A seemingly popular measure announced in today’s budget is the increase in the tax deduction allowed on home loan interest by Rs 1 lakh. Currently a deduction of Rs 1.5 lakh is allowed to someone buying his first home.
The extra deduction of Rs 1 lakh comes with caveats. The first caveat is that the house should be bought during the period between April 1, 2013 and March 31, 2014. The home loan taken should not be more than Rs 25 lakh. And the value of the house being bought should not exceed Rs 40 lakh (something that the finance minister P Chidambaram did not talk about in his budget speech). Chidambaram felt that this move will “promote home ownership and give a fillip to a number of industries like steel, cement, brick, wood, glass etc. besides jobs to thousands of construction workers.”
Let us try and understand why nothing of that sort is going to happen anywhere other than the imagination of Chidambaram. Let us say an individual who falls in the top tax bracket of 30%, takes a home loan of Rs 25 lakh at an interest of 10.5% to be repaid over a period of twenty years. The equated monthly instalment (EMI) to repay this loan would work out to around Rs 24,960. Lets assume this to be Rs 25,000 for the ease of calculation.
What is the extra saving that the individual makes? He gets a tax break of extra Rs 1 lakh. Given that he is in the 30% tax bracket, this means an yearly saving of Rs 30,000 (again lets ignore the 3% education cess for the ease of calculation). This essentially means an added saving of Rs 2,500 per month (Rs 30,000/12).
So what Chidambaram wants us to believe is that people of this country would start paying EMIs of Rs 25,000, in order to make an extra saving of Rs 2,500? No wonder he went to Harvard.

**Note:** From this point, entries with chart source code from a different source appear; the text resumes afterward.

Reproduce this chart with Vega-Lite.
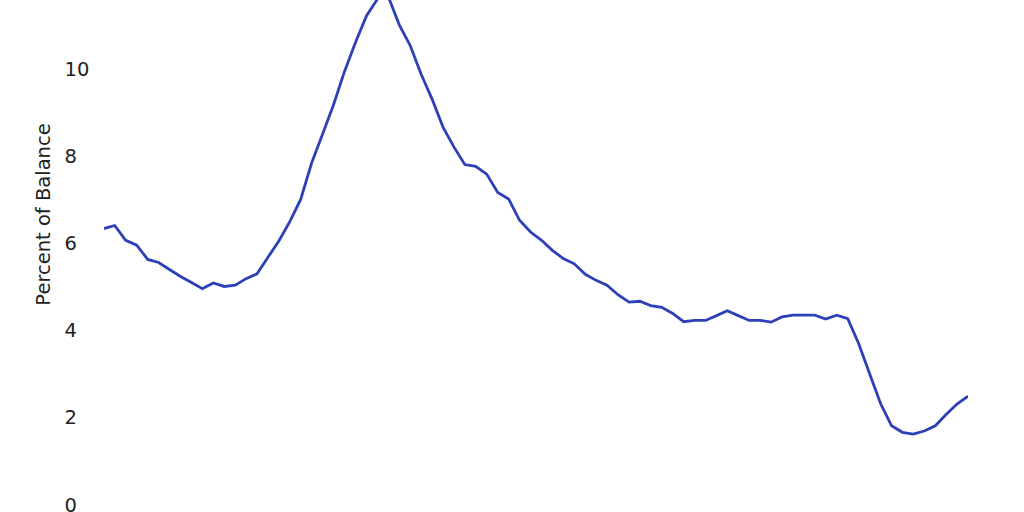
{
  "$schema": "https://vega.github.io/schema/vega-lite/v6.json",
  "autosize": {"type": "none"},
  "padding": {"left": 104, "top": 0, "right": 56, "bottom": 7},
  "width": 864,
  "height": 505,
  "background": "white",
  "config": {
    "view": {"stroke": null},
    "font": "DejaVu Sans"
  },
  "data": {
    "values": [
      {"quarter": "2003-01-01", "pct": 6.35},
      {"quarter": "2003-04-01", "pct": 6.42},
      {"quarter": "2003-07-01", "pct": 6.08},
      {"quarter": "2003-10-01", "pct": 5.97},
      {"quarter": "2004-01-01", "pct": 5.64},
      {"quarter": "2004-04-01", "pct": 5.57},
      {"quarter": "2004-07-01", "pct": 5.41},
      {"quarter": "2004-10-01", "pct": 5.25},
      {"quarter": "2005-01-01", "pct": 5.11},
      {"quarter": "2005-04-01", "pct": 4.97},
      {"quarter": "2005-07-01", "pct": 5.10},
      {"quarter": "2005-10-01", "pct": 5.02},
      {"quarter": "2006-01-01", "pct": 5.05},
      {"quarter": "2006-04-01", "pct": 5.20},
      {"quarter": "2006-07-01", "pct": 5.31},
      {"quarter": "2006-10-01", "pct": 5.69},
      {"quarter": "2007-01-01", "pct": 6.07},
      {"quarter": "2007-04-01", "pct": 6.51},
      {"quarter": "2007-07-01", "pct": 7.02},
      {"quarter": "2007-10-01", "pct": 7.86},
      {"quarter": "2008-01-01", "pct": 8.53},
      {"quarter": "2008-04-01", "pct": 9.20},
      {"quarter": "2008-07-01", "pct": 9.96},
      {"quarter": "2008-10-01", "pct": 10.63},
      {"quarter": "2009-01-01", "pct": 11.24},
      {"quarter": "2009-04-01", "pct": 11.62},
      {"quarter": "2009-07-01", "pct": 11.68},
      {"quarter": "2009-10-01", "pct": 11.03},
      {"quarter": "2010-01-01", "pct": 10.55},
      {"quarter": "2010-04-01", "pct": 9.90},
      {"quarter": "2010-07-01", "pct": 9.33},
      {"quarter": "2010-10-01", "pct": 8.68},
      {"quarter": "2011-01-01", "pct": 8.22},
      {"quarter": "2011-04-01", "pct": 7.82},
      {"quarter": "2011-07-01", "pct": 7.78},
      {"quarter": "2011-10-01", "pct": 7.60},
      {"quarter": "2012-01-01", "pct": 7.18},
      {"quarter": "2012-04-01", "pct": 7.03},
      {"quarter": "2012-07-01", "pct": 6.54},
      {"quarter": "2012-10-01", "pct": 6.27},
      {"quarter": "2013-01-01", "pct": 6.08},
      {"quarter": "2013-04-01", "pct": 5.85},
      {"quarter": "2013-07-01", "pct": 5.66},
      {"quarter": "2013-10-01", "pct": 5.54},
      {"quarter": "2014-01-01", "pct": 5.30},
      {"quarter": "2014-04-01", "pct": 5.16},
      {"quarter": "2014-07-01", "pct": 5.05},
      {"quarter": "2014-10-01", "pct": 4.83},
      {"quarter": "2015-01-01", "pct": 4.66},
      {"quarter": "2015-04-01", "pct": 4.68},
      {"quarter": "2015-07-01", "pct": 4.58},
      {"quarter": "2015-10-01", "pct": 4.54},
      {"quarter": "2016-01-01", "pct": 4.40},
      {"quarter": "2016-04-01", "pct": 4.21},
      {"quarter": "2016-07-01", "pct": 4.24},
      {"quarter": "2016-10-01", "pct": 4.24},
      {"quarter": "2017-01-01", "pct": 4.35},
      {"quarter": "2017-04-01", "pct": 4.46},
      {"quarter": "2017-07-01", "pct": 4.35},
      {"quarter": "2017-10-01", "pct": 4.24},
      {"quarter": "2018-01-01", "pct": 4.24},
      {"quarter": "2018-04-01", "pct": 4.20},
      {"quarter": "2018-07-01", "pct": 4.32},
      {"quarter": "2018-10-01", "pct": 4.36},
      {"quarter": "2019-01-01", "pct": 4.36},
      {"quarter": "2019-04-01", "pct": 4.36},
      {"quarter": "2019-07-01", "pct": 4.27},
      {"quarter": "2019-10-01", "pct": 4.36},
      {"quarter": "2020-01-01", "pct": 4.28},
      {"quarter": "2020-04-01", "pct": 3.71},
      {"quarter": "2020-07-01", "pct": 3.02},
      {"quarter": "2020-10-01", "pct": 2.33},
      {"quarter": "2021-01-01", "pct": 1.82},
      {"quarter": "2021-04-01", "pct": 1.67},
      {"quarter": "2021-07-01", "pct": 1.63},
      {"quarter": "2021-10-01", "pct": 1.70},
      {"quarter": "2022-01-01", "pct": 1.82},
      {"quarter": "2022-04-01", "pct": 2.08},
      {"quarter": "2022-07-01", "pct": 2.32},
      {"quarter": "2022-10-01", "pct": 2.50}
    ]
  },
  "mark": {
    "type": "line",
    "clip": true,
    "color": "#2e40b8",
    "strokeWidth": 2.8
  },
  "encoding": {
    "x": {
      "field": "quarter",
      "type": "temporal",
      "scale": {"nice": false},
      "axis": null
    },
    "y": {
      "field": "pct",
      "type": "quantitative",
      "scale": {"domain": [0, 11.6], "nice": false},
      "axis": {
        "title": "Percent of Balance",
        "titleFont": "DejaVu Sans",
        "titleFontSize": 19.5,
        "titleFontWeight": "normal",
        "titleColor": "#222222",
        "titleAngle": -90,
        "titleAlign": "center",
        "titleBaseline": "alphabetic",
        "titleX": -55,
        "titleY": 214,
        "values": [0, 2, 4, 6, 8, 10],
        "labelFont": "DejaVu Sans",
        "labelFontSize": 19.5,
        "labelColor": "#222222",
        "labelAlign": "left",
        "labelPadding": 40,
        "ticks": false,
        "tickSize": 0,
        "domain": false,
        "grid": false
      }
    }
  }
}
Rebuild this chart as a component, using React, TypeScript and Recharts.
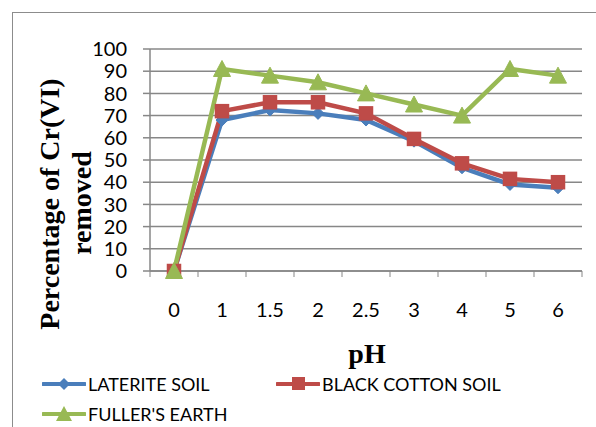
import { LineChart, Line, XAxis, YAxis, CartesianGrid } from 'recharts'

document.body.style.margin = '0'

const phLevels = ['0', '1', '1.5', '2', '2.5', '3', '4', '5', '6']
const lateriteSoil = [0, 68, 72.5, 71, 68, 58.5, 46.5, 39, 37.5]
const blackCottonSoil = [0, 72, 76, 76, 71, 59.5, 48.5, 41.5, 40]
const fullersEarth = [0, 91, 88, 85, 80, 75, 70, 91, 88]
const yTicks = [0, 10, 20, 30, 40, 50, 60, 70, 80, 90, 100]

const BLUE = '#4A7EBB'
const RED = '#BE4B48'
const GREEN = '#98B954'
const GRID = '#878787'

const data = phLevels.map((ph, i) => ({
  ph,
  laterite: lateriteSoil[i],
  blackCotton: blackCottonSoil[i],
  fullers: fullersEarth[i]
}))

const Diamond = (props: any) => {
  const { cx, cy } = props
  if (cx == null || cy == null) return null
  const r = 6
  return <path d={`M${cx},${cy - r}L${cx + r},${cy}L${cx},${cy + r}L${cx - r},${cy}Z`} fill={BLUE} stroke={BLUE} />
}

const Square = (props: any) => {
  const { cx, cy } = props
  if (cx == null || cy == null) return null
  const s = 13
  return <rect x={cx - s / 2} y={cy - s / 2} width={s} height={s} fill={RED} stroke={RED} strokeWidth={1.5} />
}

const Triangle = (props: any) => {
  const { cx, cy } = props
  if (cx == null || cy == null) return null
  const h = 15
  const w = 17
  return <path d={`M${cx},${cy - h / 2 - 1}L${cx + w / 2},${cy + h / 2}L${cx - w / 2},${cy + h / 2}Z`} fill={GREEN} stroke={GREEN} />
}

const XTick = (props: any) => {
  const { x, y, payload, index, width } = props
  const half = (width ?? 432) / phLevels.length / 2
  return (
    <g>
      <line x1={x - half} y1={y} x2={x - half} y2={y + 6} stroke={GRID} />
      {index === phLevels.length - 1 ? (
        <line x1={x + half} y1={y} x2={x + half} y2={y + 6} stroke={GRID} />
      ) : null}
      <text x={x} y={y + 46} textAnchor='middle' fill='#000' fontFamily='Lato' fontSize={20}>
        {payload.value}
      </text>
    </g>
  )
}

const legendItems = [
  { label: 'LATERITE SOIL', color: BLUE, marker: 'diamond', left: 42, top: 384 },
  { label: 'BLACK COTTON SOIL', color: RED, marker: 'square', left: 276, top: 384 },
  { label: "FULLER'S EARTH", color: GREEN, marker: 'triangle', left: 42, top: 414 }
]

const LegendMarker = ({ color, marker }: { color: string; marker: string }) => (
  <svg width={44} height={18} style={{ display: 'block' }}>
    <line x1={1} y1={9} x2={43} y2={9} stroke={color} strokeWidth={4} strokeLinecap='round' />
    {marker === 'diamond' ? <path d='M22,3L28,9L22,15L16,9Z' fill={color} /> : null}
    {marker === 'square' ? <rect x={16} y={2} width={13} height={13} fill={color} /> : null}
    {marker === 'triangle' ? <path d='M22,1L30,16L14,16Z' fill={color} /> : null}
  </svg>
)

export default function App() {
  return (
    <div style={{ position: 'relative', width: 596, height: 427, overflow: 'hidden', background: '#fff' }}>
      <div
        style={{
          position: 'absolute',
          left: 12,
          top: 12,
          width: 600,
          height: 440,
          border: '1.5px solid #8c8c8c'
        }}
      />
      <div style={{ position: 'absolute', left: 0, top: 0 }}>
        <LineChart width={596} height={427} data={data} margin={{ top: 49, right: 14, bottom: 0, left: 0 }}>
          <CartesianGrid vertical={false} stroke={GRID} strokeWidth={1.5} />
          <XAxis
            dataKey='ph'
            height={156}
            padding={{ left: 24, right: 24 }}
            tickLine={false}
            tickSize={0}
            tickMargin={0}
            interval={0}
            axisLine={{ stroke: GRID, strokeWidth: 1.5 }}
            tick={<XTick />}
          />
          <YAxis
            width={150}
            domain={[0, 100]}
            ticks={yTicks}
            interval={0}
            tickSize={7}
            tickMargin={16}
            axisLine={{ stroke: GRID, strokeWidth: 1.5 }}
            tickLine={{ stroke: GRID, strokeWidth: 1.5 }}
            tick={{ fill: '#000', fontFamily: 'Lato', fontSize: 20 }}
          />
          <Line dataKey='laterite' stroke={BLUE} strokeWidth={4.5} dot={<Diamond />} activeDot={false} isAnimationActive={false} />
          <Line dataKey='blackCotton' stroke={RED} strokeWidth={4.5} dot={<Square />} activeDot={false} isAnimationActive={false} />
          <Line dataKey='fullers' stroke={GREEN} strokeWidth={4.5} dot={<Triangle />} activeDot={false} isAnimationActive={false} />
        </LineChart>
      </div>
      <svg width={596} height={427} style={{ position: 'absolute', left: 0, top: 0, pointerEvents: 'none' }}>
        <text
          transform='translate(59,204) rotate(-90)'
          textAnchor='middle'
          fontFamily='Liberation Serif'
          fontWeight='bold'
          fontSize={28}
          fill='#000'
        >
          Percentage of Cr(VI)
        </text>
        <text
          transform='translate(91,203) rotate(-90)'
          textAnchor='middle'
          fontFamily='Liberation Serif'
          fontWeight='bold'
          fontSize={28}
          fill='#000'
        >
          removed
        </text>
        <text x={367} y={363} textAnchor='middle' fontFamily='Liberation Serif' fontWeight='bold' fontSize={28} fill='#000'>
          pH
        </text>
      </svg>
      {legendItems.map((item) => (
        <div
          key={item.label}
          style={{
            position: 'absolute',
            left: item.left,
            top: item.top - 11,
            display: 'flex',
            alignItems: 'center',
            fontFamily: 'Lato',
            fontSize: 18,
            lineHeight: '22px',
            color: '#000'
          }}
        >
          <LegendMarker color={item.color} marker={item.marker} />
          <span style={{ marginLeft: 2 }}>{item.label}</span>
        </div>
      ))}
    </div>
  )
}
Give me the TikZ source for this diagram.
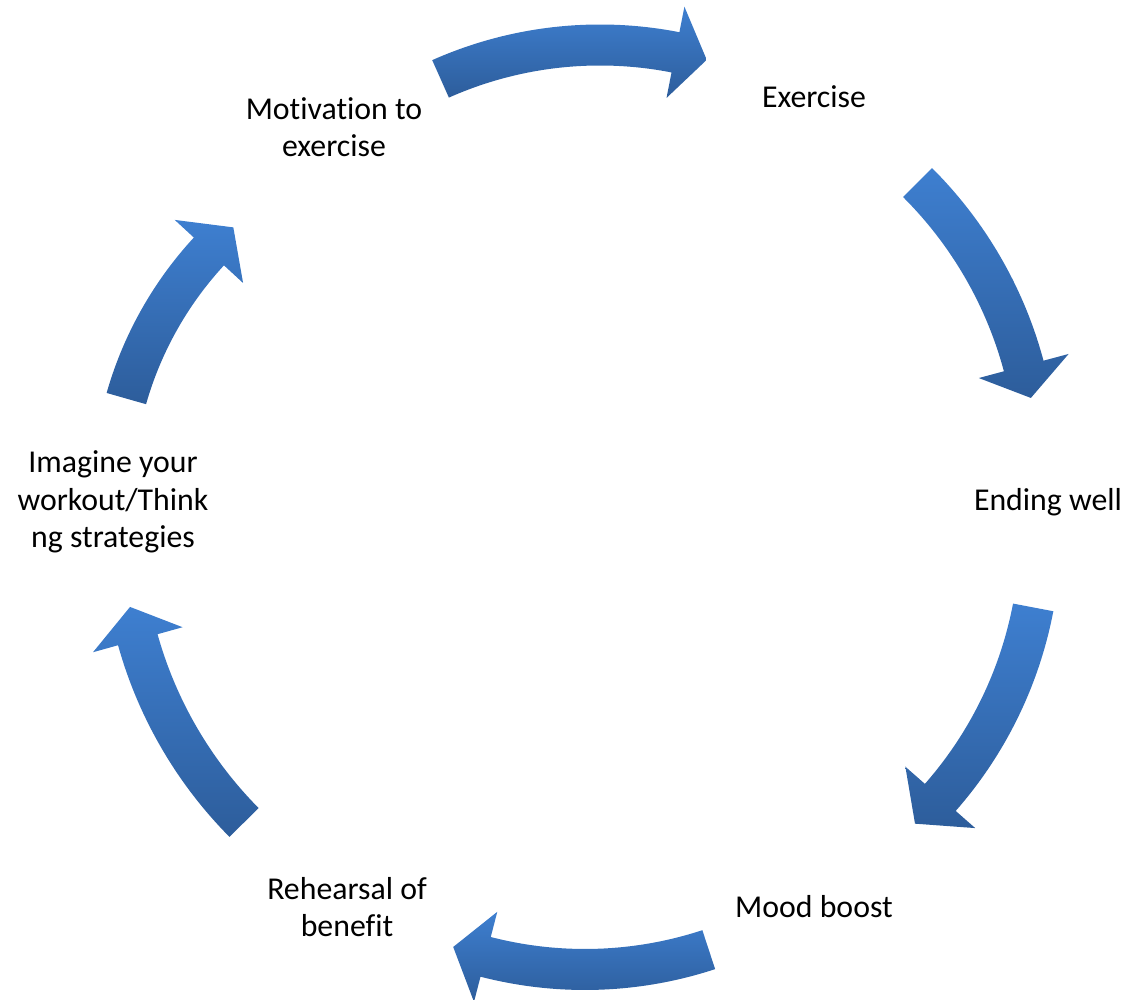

There are other problems with this deduction as well. The deduction is available only for the financial year 2013-2014 (or the assessment year 2014-2015). If the complete deduction is not used in 2013-2014, the remaining part can be used in 2014-2015(or the assessment year 2015-2016). The point is that the deduction is largely available only once. To imagine that people would buy homes to make use of what is essentially a one time deduction is stretching it rather too much. Of course the market understands this. The BSE Realty Index is down around 2.7% from yesterday’s close as I write this.
People don’t buy homes to get a tax deduction. The average middle class Indian buys a home to stay in it. And for that to happen a couple of things need to happen. The real estate prices need to fall from their current atrocious levels. And interest rates also need to fall for EMIs to become affordable.
In fact this is where another comment made by Chidambaram during the course of the speech that makes immense sense. As he said “There are 42,800 persons – let me repeat, only 42,800 persons – who admitted to a taxable income exceeding Rs 1 crore per year.”
This is nothing but a joke. There must be more people earning more than Rs 1 crore in South Delhi, let alone all of India. What this tells us very clearly is that there is a tremendous amount of black money in this country. And all these ill gotten gains are stashed away by buying real estate. This ensures that there are more investors/speculators in the real estate market, than genuine buyers.
Unless this nexus is broken down there is no way anyone who actually needs a house to live in, to be able to actually buy one.
As far as EMIs are concerned they will only come down once interest rates start falling. And for that to happen the government needs to control its borrowing. The borrowing will fall only once the fiscal deficit is under control. Fiscal deficit is the difference between what a government earns and what it spends.
And I don’t see any of these two things happening in the near future. Neither will black money in the system come down nor will the fiscal deficit fall leading to a fall in interest rates.
Chidambaram ended his speech by quoting his favourite poet Saint Tiruvalluvar. Let me end this piece by quoting one my favourite poets, Bashir Badr.
Musaafir ke raste badalte rahe,
muqaddar mein chalna thaa chalte rahe
Mohabbat adaavat vafaa berukhi,
kiraaye ke ghar the badalate rahe
So the moral of the story is that we will continue to live in rented houses, changing them every 11 months, when the contract runs out.